La situation est loin d’être isolée puisque de nombreuses communes ont leur plan d’urbanisme bloqué, que ce soit pour la construction d’équipements sportifs ou de logements en durs. Les discussions communales et les rapports d’urbanisme soulignent très clairement la présence de populations mahoraises dans ces bidonvilles. Si bien qu’en 2011, la ville de Mamoudzou ouvraient des débats sur les contraintes limitant la construction de logements sociaux. Soulignant que ces chantiers permettraient de réduire l’habitat insalubre et d’améliorer le quotidien. La catégorie des Trophées Mahorais de l’Entreprise consacrée aux Bâtisseurs de l’année expose cette problématique.

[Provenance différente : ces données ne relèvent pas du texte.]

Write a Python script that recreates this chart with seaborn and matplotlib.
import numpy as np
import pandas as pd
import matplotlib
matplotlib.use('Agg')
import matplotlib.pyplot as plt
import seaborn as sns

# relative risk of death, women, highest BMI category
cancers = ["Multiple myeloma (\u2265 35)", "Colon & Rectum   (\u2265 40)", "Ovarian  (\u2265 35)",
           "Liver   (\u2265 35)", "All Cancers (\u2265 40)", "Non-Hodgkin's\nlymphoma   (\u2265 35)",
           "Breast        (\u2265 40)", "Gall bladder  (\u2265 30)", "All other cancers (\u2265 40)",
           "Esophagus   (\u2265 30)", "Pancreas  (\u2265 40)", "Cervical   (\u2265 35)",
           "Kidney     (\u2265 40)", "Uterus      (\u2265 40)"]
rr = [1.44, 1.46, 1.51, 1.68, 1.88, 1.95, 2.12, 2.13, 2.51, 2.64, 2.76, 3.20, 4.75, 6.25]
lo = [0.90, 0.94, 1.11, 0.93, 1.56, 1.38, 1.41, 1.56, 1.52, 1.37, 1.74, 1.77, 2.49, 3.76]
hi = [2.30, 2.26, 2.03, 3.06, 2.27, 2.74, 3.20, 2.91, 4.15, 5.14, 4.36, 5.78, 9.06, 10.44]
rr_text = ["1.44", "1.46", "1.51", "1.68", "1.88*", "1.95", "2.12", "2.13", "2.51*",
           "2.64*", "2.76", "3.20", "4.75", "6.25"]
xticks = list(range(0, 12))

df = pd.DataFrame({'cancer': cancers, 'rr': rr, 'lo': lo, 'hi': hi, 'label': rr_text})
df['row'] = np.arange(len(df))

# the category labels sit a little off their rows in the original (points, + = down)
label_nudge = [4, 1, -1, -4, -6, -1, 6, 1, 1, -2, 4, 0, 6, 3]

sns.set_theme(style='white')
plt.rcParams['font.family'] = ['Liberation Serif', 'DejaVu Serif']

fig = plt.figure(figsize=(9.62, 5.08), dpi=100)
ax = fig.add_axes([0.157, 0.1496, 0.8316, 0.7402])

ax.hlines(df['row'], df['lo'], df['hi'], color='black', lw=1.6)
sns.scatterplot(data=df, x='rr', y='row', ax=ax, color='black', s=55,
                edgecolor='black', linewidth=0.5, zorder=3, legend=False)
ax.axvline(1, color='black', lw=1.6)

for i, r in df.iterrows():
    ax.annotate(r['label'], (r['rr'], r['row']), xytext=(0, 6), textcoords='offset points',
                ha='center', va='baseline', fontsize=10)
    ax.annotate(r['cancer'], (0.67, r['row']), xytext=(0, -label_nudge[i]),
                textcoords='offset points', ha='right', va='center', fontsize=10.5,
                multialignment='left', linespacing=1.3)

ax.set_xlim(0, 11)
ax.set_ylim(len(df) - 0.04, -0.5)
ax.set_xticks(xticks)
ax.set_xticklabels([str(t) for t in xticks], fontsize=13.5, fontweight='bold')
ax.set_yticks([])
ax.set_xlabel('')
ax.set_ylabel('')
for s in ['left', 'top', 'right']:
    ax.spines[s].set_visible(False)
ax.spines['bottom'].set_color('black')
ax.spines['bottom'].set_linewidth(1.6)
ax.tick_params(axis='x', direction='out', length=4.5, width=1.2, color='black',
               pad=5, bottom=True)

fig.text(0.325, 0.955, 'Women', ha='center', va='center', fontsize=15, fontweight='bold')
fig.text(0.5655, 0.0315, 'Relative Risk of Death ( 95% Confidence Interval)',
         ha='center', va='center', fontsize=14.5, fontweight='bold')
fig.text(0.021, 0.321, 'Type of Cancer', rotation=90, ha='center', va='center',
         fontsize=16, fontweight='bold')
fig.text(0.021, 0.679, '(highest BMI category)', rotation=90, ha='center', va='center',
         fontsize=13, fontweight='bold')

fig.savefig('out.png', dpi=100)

Le Gymnase de Mamoudzou fait parti des nominés et propose des terrains de basket, volley , handball et football . Inauguré le 12 janvier 2023, le projet a eu plus de chance que celui du stade de Mamoudzou dont les engins de chantiers ont été incendiés il y a quelques jours.

Mayotte a longtemps manqué d’opérateurs de BTP. Il n’est donc pas étonnant de retrouver la Société Immobilière de Mayotte dans les nominés, suite à la réalisation du projet Marzoukou. Dans la commune de Dzaoudzi, 238 appartements sont sortis de terre et ont permis de reloger des familles précaires mais aussi d’attirer des foyers plus aisés. La société est aussi chargée de livrer 510 logements à Mamoudzou ainsi que des bureaux et des locaux commerciaux.

La poursuite de plusieurs chantiers dépend de l’opération wuambushu. Le manque d’espace foncier, notamment en raison d’importantes superficies agricoles, ne permet pas de déplacer les bidonvilles avant construction en dur. Hors plusieurs logements sociaux sont prévus sur des zones occupées.